Find each line containing the string "page". Copy it.

● ● ● ● ●

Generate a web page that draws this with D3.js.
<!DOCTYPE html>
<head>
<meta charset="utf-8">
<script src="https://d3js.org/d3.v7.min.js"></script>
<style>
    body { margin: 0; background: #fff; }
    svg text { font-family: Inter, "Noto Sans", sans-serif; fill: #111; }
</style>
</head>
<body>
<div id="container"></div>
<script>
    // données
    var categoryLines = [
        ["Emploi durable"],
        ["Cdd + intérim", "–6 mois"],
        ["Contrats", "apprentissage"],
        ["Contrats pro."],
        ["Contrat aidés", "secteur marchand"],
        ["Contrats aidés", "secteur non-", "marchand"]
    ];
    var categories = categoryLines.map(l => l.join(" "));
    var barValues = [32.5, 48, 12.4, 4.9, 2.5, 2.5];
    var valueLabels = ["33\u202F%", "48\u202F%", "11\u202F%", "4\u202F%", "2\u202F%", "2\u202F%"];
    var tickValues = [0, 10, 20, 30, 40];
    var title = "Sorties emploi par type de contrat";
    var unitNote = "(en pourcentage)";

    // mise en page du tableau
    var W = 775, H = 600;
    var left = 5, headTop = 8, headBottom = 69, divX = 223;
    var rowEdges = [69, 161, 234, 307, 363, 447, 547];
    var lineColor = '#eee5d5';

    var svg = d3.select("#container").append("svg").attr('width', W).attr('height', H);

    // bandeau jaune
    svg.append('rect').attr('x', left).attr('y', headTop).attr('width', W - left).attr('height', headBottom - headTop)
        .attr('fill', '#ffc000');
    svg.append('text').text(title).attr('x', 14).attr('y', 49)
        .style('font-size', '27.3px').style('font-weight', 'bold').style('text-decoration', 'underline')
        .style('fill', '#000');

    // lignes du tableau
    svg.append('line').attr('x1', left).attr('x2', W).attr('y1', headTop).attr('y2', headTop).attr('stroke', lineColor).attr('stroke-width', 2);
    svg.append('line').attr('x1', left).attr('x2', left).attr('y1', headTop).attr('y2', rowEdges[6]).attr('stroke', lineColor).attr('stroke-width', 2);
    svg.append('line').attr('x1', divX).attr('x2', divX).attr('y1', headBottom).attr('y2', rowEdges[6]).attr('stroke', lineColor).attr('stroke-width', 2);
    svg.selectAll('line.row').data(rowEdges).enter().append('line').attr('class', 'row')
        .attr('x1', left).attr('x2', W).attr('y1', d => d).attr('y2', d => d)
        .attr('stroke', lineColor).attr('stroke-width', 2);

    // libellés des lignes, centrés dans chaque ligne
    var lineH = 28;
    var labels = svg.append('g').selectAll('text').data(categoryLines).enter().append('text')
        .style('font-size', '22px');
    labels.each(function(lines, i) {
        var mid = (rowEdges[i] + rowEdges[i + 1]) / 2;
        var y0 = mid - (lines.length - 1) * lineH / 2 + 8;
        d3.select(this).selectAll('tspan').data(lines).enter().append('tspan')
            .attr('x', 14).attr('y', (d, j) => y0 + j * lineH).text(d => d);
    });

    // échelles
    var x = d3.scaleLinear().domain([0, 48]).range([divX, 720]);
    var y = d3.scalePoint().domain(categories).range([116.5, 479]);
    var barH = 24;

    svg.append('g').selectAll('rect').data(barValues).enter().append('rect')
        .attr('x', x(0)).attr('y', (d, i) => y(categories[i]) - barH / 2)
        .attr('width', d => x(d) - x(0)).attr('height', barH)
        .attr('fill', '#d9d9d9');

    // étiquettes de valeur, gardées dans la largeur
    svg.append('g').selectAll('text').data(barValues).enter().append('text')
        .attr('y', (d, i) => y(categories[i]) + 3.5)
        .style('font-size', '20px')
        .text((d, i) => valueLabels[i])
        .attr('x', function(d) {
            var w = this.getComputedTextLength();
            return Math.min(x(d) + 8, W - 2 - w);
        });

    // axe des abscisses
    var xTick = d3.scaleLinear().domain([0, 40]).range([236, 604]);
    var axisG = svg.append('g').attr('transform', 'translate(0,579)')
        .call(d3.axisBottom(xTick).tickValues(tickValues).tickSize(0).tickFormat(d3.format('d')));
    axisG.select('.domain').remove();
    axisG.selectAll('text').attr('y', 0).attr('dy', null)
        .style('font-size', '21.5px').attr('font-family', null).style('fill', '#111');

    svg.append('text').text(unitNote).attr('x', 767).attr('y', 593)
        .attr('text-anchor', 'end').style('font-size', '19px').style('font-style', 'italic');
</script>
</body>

● ● ● ● ●

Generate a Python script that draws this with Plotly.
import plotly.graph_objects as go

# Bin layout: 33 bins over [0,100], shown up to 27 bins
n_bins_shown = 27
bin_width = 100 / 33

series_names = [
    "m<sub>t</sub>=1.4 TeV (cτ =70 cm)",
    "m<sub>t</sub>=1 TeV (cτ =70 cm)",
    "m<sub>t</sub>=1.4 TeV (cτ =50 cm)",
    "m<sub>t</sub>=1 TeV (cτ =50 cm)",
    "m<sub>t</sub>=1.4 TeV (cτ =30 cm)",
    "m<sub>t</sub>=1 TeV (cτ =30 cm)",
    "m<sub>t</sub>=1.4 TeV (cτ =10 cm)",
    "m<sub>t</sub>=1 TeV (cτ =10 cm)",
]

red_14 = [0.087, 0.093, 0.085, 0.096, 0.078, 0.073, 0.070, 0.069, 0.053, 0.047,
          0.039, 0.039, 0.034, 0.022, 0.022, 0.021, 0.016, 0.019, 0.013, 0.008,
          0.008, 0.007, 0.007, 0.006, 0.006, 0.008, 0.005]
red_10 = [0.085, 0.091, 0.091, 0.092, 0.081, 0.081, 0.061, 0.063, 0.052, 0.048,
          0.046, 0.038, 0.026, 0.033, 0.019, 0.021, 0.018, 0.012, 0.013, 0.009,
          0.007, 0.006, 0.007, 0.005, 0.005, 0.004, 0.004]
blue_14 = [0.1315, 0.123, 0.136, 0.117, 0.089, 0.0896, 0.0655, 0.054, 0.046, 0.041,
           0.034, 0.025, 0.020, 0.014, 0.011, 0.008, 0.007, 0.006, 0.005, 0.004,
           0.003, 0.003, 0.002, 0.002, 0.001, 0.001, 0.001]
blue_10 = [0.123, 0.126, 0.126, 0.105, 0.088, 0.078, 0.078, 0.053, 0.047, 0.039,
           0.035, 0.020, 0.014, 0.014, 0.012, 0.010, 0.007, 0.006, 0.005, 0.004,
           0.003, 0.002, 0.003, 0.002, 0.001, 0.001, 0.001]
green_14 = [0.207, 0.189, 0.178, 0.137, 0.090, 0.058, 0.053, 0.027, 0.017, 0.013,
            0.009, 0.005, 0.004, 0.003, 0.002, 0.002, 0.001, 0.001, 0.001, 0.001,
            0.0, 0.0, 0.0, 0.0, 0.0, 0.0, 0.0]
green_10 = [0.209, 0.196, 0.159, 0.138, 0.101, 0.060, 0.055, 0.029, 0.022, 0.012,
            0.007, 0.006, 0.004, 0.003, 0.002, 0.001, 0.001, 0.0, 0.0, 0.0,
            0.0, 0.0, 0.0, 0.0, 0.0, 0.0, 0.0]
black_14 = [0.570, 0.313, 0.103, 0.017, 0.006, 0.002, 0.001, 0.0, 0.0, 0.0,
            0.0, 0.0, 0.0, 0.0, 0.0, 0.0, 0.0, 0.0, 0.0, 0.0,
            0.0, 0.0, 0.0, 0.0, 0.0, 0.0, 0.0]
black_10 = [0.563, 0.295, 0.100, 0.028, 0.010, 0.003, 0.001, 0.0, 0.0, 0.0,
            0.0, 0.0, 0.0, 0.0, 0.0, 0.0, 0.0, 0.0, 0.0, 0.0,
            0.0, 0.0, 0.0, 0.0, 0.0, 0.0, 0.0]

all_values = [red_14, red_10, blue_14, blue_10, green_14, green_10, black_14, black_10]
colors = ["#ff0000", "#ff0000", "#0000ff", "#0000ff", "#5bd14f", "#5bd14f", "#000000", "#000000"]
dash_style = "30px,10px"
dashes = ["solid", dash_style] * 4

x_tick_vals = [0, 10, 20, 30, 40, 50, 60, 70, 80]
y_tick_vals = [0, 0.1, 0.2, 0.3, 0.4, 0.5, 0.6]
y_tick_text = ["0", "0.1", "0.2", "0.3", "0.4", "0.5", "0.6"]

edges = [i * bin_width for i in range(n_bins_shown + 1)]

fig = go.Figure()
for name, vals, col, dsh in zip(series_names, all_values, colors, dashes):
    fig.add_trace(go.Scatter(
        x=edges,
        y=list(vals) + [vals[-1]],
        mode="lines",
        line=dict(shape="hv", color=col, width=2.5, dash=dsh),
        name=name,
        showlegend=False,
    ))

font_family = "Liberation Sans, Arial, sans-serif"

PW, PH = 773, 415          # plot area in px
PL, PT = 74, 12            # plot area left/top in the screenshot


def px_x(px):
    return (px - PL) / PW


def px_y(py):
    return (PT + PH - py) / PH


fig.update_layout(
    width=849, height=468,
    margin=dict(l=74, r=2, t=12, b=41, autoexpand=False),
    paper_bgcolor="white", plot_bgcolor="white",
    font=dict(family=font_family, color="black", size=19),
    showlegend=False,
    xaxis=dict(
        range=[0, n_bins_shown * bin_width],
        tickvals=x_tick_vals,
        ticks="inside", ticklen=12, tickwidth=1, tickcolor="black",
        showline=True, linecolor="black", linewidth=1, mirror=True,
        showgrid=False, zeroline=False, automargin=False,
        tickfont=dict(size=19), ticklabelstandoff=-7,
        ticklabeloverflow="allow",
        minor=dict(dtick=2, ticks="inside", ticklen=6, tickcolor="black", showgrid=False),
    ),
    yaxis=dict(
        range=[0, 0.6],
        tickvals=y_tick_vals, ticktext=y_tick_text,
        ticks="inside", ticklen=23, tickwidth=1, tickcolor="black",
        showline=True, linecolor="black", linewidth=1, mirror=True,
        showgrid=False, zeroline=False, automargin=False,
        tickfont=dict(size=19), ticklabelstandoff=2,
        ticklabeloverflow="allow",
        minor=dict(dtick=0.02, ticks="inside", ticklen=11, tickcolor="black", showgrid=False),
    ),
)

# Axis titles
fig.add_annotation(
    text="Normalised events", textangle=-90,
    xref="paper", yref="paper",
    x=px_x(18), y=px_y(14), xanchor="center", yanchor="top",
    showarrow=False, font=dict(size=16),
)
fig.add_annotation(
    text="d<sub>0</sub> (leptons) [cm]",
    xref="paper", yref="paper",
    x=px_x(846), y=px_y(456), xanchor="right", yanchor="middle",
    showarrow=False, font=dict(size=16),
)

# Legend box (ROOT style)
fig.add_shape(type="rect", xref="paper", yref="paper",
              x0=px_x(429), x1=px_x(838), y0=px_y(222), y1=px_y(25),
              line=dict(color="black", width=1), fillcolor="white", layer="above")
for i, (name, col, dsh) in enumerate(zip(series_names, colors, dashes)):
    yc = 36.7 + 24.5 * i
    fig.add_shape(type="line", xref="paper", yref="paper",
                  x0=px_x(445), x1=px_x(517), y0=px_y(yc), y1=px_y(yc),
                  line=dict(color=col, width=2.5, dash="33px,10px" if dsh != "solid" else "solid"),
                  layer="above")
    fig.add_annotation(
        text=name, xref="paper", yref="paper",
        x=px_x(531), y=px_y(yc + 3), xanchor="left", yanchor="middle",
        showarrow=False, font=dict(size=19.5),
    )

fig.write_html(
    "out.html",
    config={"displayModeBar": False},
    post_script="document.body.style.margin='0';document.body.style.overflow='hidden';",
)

● ● ● ● ●

• **Complete output**
Generate a web page that draws this with D3.js.
    // mise en page du tableau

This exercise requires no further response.